Elie Kedourie

Elie Kedourie, CBE, FBA (25 January 1926 – 29 June 1992, Washington) was a British historian of the Middle East. He wrote from a conservative perspective, dissenting from many points of view taken as orthodox in the field. He was at the London School of Economics (LSE) from 1953 to 1990, becoming Professor of Politics.

He was born in Baghdad; his background was Iraqi Jewish and he grew up in the Jewish quarter, attending the Alliance Française primary school and then the Shammash High School. He took an undergraduate degree at the LSE.

Kedourie's doctoral thesis (later England and the Middle East) was critical of many things like Britain's interwar role in Iraq. It was refused a D. Phil. of the University of Oxford but was published in 1956. It castigated British policy makers for their encouragement of Arab nationalism and contained a very negative view of T. E. Lawrence. He refused to make the changes requested by one of the examiners, Sir Hamilton Alexander Rosskeen Gibb, and did not get the degree.
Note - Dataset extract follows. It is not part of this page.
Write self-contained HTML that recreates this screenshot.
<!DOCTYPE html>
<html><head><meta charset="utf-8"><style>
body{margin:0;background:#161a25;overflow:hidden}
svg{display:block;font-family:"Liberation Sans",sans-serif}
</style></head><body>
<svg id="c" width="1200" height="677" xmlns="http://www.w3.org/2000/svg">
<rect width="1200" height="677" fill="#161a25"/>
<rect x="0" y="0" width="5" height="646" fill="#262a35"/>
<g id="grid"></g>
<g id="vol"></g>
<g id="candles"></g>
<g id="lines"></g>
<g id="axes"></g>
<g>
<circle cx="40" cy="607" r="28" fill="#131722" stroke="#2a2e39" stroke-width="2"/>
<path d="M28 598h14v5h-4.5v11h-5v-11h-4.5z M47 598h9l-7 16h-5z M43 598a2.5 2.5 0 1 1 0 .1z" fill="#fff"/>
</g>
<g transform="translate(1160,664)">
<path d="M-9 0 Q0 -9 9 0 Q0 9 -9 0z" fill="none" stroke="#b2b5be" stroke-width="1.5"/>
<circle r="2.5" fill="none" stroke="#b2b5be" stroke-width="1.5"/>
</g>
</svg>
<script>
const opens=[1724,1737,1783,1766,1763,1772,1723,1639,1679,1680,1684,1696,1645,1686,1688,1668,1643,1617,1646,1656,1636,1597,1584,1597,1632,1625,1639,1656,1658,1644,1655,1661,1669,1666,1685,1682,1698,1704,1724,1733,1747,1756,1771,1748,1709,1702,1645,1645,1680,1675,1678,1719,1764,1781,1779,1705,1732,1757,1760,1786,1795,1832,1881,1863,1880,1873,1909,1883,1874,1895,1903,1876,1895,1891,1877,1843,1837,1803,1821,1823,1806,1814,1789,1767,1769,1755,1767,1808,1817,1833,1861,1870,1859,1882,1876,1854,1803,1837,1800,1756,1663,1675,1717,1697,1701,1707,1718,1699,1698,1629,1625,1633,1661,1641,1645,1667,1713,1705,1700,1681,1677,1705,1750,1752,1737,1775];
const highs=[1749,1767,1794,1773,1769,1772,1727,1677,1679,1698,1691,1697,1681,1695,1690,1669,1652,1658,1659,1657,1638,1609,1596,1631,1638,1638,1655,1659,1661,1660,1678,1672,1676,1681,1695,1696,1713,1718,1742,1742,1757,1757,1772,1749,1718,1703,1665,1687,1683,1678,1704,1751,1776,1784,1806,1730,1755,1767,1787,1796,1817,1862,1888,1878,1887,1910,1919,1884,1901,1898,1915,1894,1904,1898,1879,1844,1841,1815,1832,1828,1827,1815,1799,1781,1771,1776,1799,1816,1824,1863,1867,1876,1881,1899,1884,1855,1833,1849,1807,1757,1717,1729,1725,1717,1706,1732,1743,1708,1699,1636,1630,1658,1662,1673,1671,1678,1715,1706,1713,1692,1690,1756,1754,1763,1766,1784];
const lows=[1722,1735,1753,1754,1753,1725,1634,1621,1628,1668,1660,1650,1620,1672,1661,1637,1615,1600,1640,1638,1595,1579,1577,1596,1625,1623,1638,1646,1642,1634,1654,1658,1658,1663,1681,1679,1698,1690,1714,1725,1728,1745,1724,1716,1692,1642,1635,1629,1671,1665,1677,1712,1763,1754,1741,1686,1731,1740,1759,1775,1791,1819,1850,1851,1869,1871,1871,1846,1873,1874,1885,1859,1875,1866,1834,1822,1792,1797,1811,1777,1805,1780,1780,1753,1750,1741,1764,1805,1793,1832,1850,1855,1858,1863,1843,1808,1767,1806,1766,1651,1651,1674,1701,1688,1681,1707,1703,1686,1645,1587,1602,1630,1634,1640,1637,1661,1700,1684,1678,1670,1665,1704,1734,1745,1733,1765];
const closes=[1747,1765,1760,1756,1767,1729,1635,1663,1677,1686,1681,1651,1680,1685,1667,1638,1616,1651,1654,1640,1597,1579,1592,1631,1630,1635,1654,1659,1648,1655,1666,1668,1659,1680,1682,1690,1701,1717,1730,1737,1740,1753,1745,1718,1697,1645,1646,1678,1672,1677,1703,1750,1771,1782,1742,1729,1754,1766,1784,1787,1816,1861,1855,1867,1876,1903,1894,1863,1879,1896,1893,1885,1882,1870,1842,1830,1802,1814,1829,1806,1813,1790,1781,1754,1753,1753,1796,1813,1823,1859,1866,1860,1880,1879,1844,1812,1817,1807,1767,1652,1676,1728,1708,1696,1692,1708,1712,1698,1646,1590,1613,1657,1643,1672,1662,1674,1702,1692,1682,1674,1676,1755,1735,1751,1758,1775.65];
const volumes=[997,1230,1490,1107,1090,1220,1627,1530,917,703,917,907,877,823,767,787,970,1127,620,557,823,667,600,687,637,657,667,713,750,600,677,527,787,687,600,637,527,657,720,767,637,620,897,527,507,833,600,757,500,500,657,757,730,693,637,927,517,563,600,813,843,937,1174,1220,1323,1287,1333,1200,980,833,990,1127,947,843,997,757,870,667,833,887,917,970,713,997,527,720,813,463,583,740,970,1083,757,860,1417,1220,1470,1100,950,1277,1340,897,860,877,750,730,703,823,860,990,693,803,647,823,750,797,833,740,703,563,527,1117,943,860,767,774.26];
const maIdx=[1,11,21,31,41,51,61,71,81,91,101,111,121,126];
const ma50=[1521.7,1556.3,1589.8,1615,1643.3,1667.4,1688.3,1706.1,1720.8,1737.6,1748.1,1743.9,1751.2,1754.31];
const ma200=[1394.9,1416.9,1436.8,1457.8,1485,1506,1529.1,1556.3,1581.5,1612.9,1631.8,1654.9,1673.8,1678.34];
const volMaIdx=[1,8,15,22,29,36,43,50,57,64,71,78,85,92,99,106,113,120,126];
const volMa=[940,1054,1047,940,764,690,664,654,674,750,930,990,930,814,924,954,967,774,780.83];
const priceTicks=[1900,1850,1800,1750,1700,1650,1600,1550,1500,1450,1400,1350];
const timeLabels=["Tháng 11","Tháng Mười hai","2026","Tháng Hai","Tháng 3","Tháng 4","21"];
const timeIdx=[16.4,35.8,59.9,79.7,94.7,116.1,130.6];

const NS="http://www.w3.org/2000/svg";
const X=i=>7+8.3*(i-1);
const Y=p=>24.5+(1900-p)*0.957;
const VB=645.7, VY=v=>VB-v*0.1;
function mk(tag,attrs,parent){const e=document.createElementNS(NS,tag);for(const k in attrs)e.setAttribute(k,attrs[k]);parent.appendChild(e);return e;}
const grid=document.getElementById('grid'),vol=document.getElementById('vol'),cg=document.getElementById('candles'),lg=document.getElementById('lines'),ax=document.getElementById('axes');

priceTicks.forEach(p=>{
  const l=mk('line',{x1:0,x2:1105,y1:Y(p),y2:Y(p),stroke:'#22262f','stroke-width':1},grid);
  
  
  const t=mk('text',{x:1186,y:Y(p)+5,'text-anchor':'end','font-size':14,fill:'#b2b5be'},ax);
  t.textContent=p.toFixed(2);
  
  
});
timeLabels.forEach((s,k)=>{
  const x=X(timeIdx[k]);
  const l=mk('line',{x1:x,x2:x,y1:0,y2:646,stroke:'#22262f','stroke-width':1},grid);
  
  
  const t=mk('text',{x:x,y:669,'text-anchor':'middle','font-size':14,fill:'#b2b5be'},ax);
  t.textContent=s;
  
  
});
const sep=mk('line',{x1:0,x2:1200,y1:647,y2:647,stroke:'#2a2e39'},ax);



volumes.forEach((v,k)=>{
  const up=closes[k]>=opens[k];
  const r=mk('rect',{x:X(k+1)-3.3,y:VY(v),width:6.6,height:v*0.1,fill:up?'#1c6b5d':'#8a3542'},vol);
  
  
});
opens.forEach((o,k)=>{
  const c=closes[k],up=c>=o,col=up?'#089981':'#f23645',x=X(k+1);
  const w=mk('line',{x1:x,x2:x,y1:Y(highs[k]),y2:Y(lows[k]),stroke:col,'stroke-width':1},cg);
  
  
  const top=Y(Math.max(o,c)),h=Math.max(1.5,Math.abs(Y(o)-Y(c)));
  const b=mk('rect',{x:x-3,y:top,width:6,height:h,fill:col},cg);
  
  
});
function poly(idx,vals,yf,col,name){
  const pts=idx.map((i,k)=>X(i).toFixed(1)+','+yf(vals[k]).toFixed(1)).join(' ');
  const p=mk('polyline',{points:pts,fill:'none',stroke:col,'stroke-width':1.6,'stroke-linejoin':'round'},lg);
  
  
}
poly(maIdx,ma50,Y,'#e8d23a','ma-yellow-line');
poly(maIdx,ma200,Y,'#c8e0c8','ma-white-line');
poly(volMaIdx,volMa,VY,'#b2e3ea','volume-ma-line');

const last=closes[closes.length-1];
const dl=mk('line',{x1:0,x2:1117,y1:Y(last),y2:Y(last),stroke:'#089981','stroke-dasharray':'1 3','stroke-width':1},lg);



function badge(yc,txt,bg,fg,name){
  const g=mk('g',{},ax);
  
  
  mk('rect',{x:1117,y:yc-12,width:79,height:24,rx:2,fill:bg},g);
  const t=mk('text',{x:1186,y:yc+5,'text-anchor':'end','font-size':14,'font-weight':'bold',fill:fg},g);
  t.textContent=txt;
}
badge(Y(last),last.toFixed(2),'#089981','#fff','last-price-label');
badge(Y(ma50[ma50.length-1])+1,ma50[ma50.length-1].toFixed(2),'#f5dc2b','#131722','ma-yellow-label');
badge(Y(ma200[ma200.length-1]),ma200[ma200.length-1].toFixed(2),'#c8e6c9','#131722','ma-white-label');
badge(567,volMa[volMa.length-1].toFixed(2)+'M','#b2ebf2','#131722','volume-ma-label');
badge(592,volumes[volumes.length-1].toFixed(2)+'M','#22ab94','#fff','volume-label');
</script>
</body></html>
Michael Oakeshott brought Kedourie back to the LSE in 1953.

In 1964, Kedourie was founder and editor of the learned journal, Middle Eastern Studies.

His 1960 book Nationalism provoked replies, in Thought and Change (1964) and Nations and Nationalism (1983), by his LSE colleague Ernest Gellner, who contested Kedourie's theories on the potential eliminability of nationalist thought.

Kedourie was critical of Marxist interpretations of history and nationalism, which he described as 'anti-individualist, despotic, racist, and violent'. He claimed that they had turned the Middle East into 'a wilderness of tigers'.

Kedourie also documented and criticised what he saw as the British Empire's debilitation by excessive self-criticism. In 1970, he attacked another British celebrity, Arnold J. Toynbee in the essay, The Chatham House Version and held him partly responsible for the British abdication of responsibility for the state of the Middle East.